Alternativa A sugestão de alguns participantes do debate, como Maílson da Nóbrega e o presidente da Comissão Especial de Precatórios da OAB Nacional, Eduardo de Souza Gouvea, é que a Câmara adote uma proposta que está sendo encampada pelo 1º vice-presidente da Casa, deputado Marcelo Ramos (PL-AM).
O parlamentar defende que se retirem os precatórios do teto de gastos (regra que limita o crescimento das despesas à variação da inflação). “Eu ofereço uma solução, que é considerar que a natureza jurídica dos precatórios é a mesma dos repasses obrigatórios para estados e municípios e a mesma dos gastos com a Justiça Eleitoral. Você sabe que todo ano tem. Portanto, tecnicamente, ela nunca deveria ter estado dentro do teto de gasto”, explicou Ramos.

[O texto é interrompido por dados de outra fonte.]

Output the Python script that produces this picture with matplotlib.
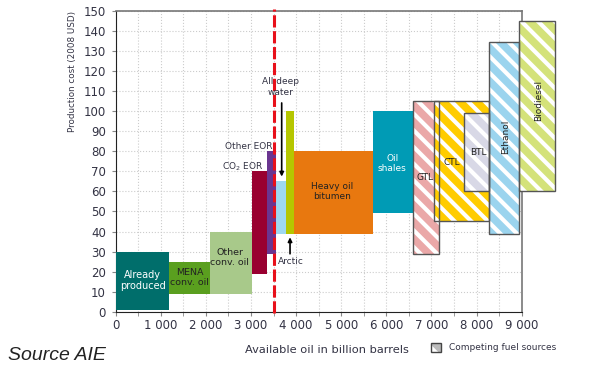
import matplotlib.pyplot as plt
from matplotlib.patches import Rectangle
from matplotlib.ticker import FuncFormatter

plt.rcParams['hatch.linewidth'] = 3.0

# oil supply blocks: x start, x end (billion barrels), cost low, cost high (2008 USD)
names = ["Already produced", "MENA conv. oil", "Other conv. oil", "CO2 EOR", "Other EOR",
         "All deep water", "Arctic", "Heavy oil bitumen", "Oil shales"]
x0 = [0, 1190, 2080, 3030, 3350, 3550, 3780, 3950, 5700]
x1 = [1190, 2080, 3030, 3350, 3550, 3780, 3950, 5700, 6580]
lo = [1, 9, 9, 19, 29, 39, 39, 39, 49]
hi = [30, 25, 40, 70, 80, 65, 100, 80, 100]
colors = ["#006e6b", "#5a9f1f", "#a8c98a", "#990030", "#6a3590",
          "#9ed8f0", "#b5c600", "#e8780f", "#009bb5"]

# competing fuel sources (hatched)
fuels = ["GTL", "CTL", "BTL", "Ethanol", "Biodiesel"]
f_x0 = [6580, 7060, 7730, 8280, 8950]
f_x1 = [7175, 8280, 8280, 8950, 9740]
f_lo = [29, 45, 60, 39, 60]
f_hi = [105, 105, 99, 134.5, 145]
f_colors = ["#eaa8a8", "#ffcc00", "#d8d8e6", "#9bd4ee", "#d4e27a"]

limit_x = 3510  # red dashed line

txt = "#333344"

fig = plt.figure(figsize=(5.97, 3.65), dpi=100)
ax = fig.add_axes([0.1938, 0.146, 0.680, 0.824])

for a, b, l, h, c in zip(x0, x1, lo, hi, colors):
    ax.add_patch(Rectangle((a, l), b - a, h - l, facecolor=c, edgecolor='none', zorder=3))

for a, b, l, h, c in zip(f_x0, f_x1, f_lo, f_hi, f_colors):
    ax.add_patch(Rectangle((a, l), b - a, h - l, facecolor=c, edgecolor='white',
                           hatch='\\\\', linewidth=0, zorder=3, clip_on=False))
    ax.add_patch(Rectangle((a, l), b - a, h - l, fill=False, edgecolor='#555555',
                           linewidth=1.0, zorder=4, clip_on=False))

ax.plot([limit_x, limit_x], [-0.5, 151], color='#e8101a', linestyle=(0, (4, 1.2)),
        linewidth=2.2, zorder=5, clip_on=False)

ax.set_xlim(0, 9000)
ax.set_ylim(0, 150)
ax.set_xticks(range(0, 9001, 1000))
ax.set_xticks(range(500, 9000, 1000), minor=True)
ax.set_yticks(range(0, 151, 10))
ax.xaxis.set_major_formatter(FuncFormatter(lambda v, p: f"{int(v):,}".replace(",", " ")))
ax.grid(True, which='both', color='#cccccc', linestyle=':', linewidth=0.8, zorder=0)
ax.tick_params(which='both', length=3, color='#888888', labelsize=8.5, labelcolor=txt, pad=2)
ax.tick_params(axis='y', pad=4)
for s in ['left', 'bottom']:
    ax.spines[s].set_color('#222222')
for s in ['top', 'right']:
    ax.spines[s].set_color('#777777')
    ax.spines[s].set_linewidth(1.2)

ax.set_ylabel("Production cost (2008 USD)", fontsize=6.3, color=txt)
ax.yaxis.set_label_coords(-0.096, 0.80)
ax.set_xlabel("Available oil in billion barrels", fontsize=8.2, color=txt)
ax.xaxis.set_label_coords(0.52, -0.112)

fs = 6.5
ax.text(600, 15.5, "Already\nproduced", color='white', fontsize=7, ha='center', va='center', zorder=6)
ax.text(1635, 17, "MENA\nconv. oil", color='#222222', fontsize=6.8, ha='center', va='center', zorder=6)
ax.text(2530, 27, "Other\nconv. oil", color='#222222', fontsize=6.8, ha='center', va='center', zorder=6)
ax.text(2820, 72.5, "CO$_2$ EOR", color=txt, fontsize=fs, ha='center', va='center', zorder=6)
ax.text(2940, 82.5, "Other EOR", color=txt, fontsize=fs, ha='center', va='center', zorder=6)
ax.text(3650, 112, "All deep\nwater", color=txt, fontsize=fs, ha='center', va='center',
        linespacing=1.2, zorder=6)
ax.annotate("", xy=(3680, 66), xytext=(3680, 105.5),
            arrowprops=dict(arrowstyle='-|>', color='black', lw=1.2, mutation_scale=6), zorder=6)
ax.text(3880, 25, "Arctic", color=txt, fontsize=fs, ha='center', va='center', zorder=6)
ax.annotate("", xy=(3865, 38.5), xytext=(3865, 27.5),
            arrowprops=dict(arrowstyle='-|>', color='black', lw=1.2, mutation_scale=6), zorder=6)
ax.text(4800, 60, "Heavy oil\nbitumen", color='#222222', fontsize=fs, ha='center', va='center', zorder=6)
ax.text(6130, 74, "Oil\nshales", color='white', fontsize=fs, ha='center', va='center', zorder=6)
ax.text(6860, 67, "GTL", color='#222222', fontsize=fs, ha='center', va='center', zorder=6)
ax.text(7450, 74.5, "CTL", color='#222222', fontsize=fs, ha='center', va='center', zorder=6)
ax.text(8030, 79.5, "BTL", color='#222222', fontsize=fs, ha='center', va='center', zorder=6)
ax.text(8650, 87, "Ethanol", color='#222222', fontsize=fs, ha='center', va='center',
        rotation=90, zorder=6)
ax.text(9370, 105.5, "Biodiesel", color='#222222', fontsize=fs, ha='center', va='center',
        rotation=90, zorder=6, clip_on=False)

# legend for hatched sources
fig.patches.append(Rectangle((431 / 597, 1 - 352 / 365), 10 / 597, 9 / 365, transform=fig.transFigure,
                             facecolor='#bbbbbb', edgecolor='white', hatch='\\\\', linewidth=0))
fig.patches.append(Rectangle((431 / 597, 1 - 352 / 365), 10 / 597, 9 / 365, transform=fig.transFigure,
                             fill=False, edgecolor='#444444', linewidth=1.0))
fig.text(449 / 597, 1 - 348 / 365, "Competing fuel sources", fontsize=6.5, color=txt, va='center')

fig.text(8 / 597, 1 - 355 / 365, "Source AIE", fontsize=14, style='italic', color='#222222',
         family='Liberation Sans', va='center')

fig.savefig("out.png", dpi=100)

Segundo ele, a PEC 23/21 constitucionaliza a pedalada fiscal. “Não há outro nome para empurrar uma dívida atual para anos fiscais futuros, em especial por dez anos. Pedalada fiscal até hoje é crime de responsabilidade que já teve como consequência um impeachament de uma presidente da República”, afirmou.
Os deputados Pompeo de Mattos (PDT-RS), Maria do Rosário (PT-RS) e Erika Kokay (PT-DF) também participaram da audiência e igualmente condenaram a PEC dos Precatórios.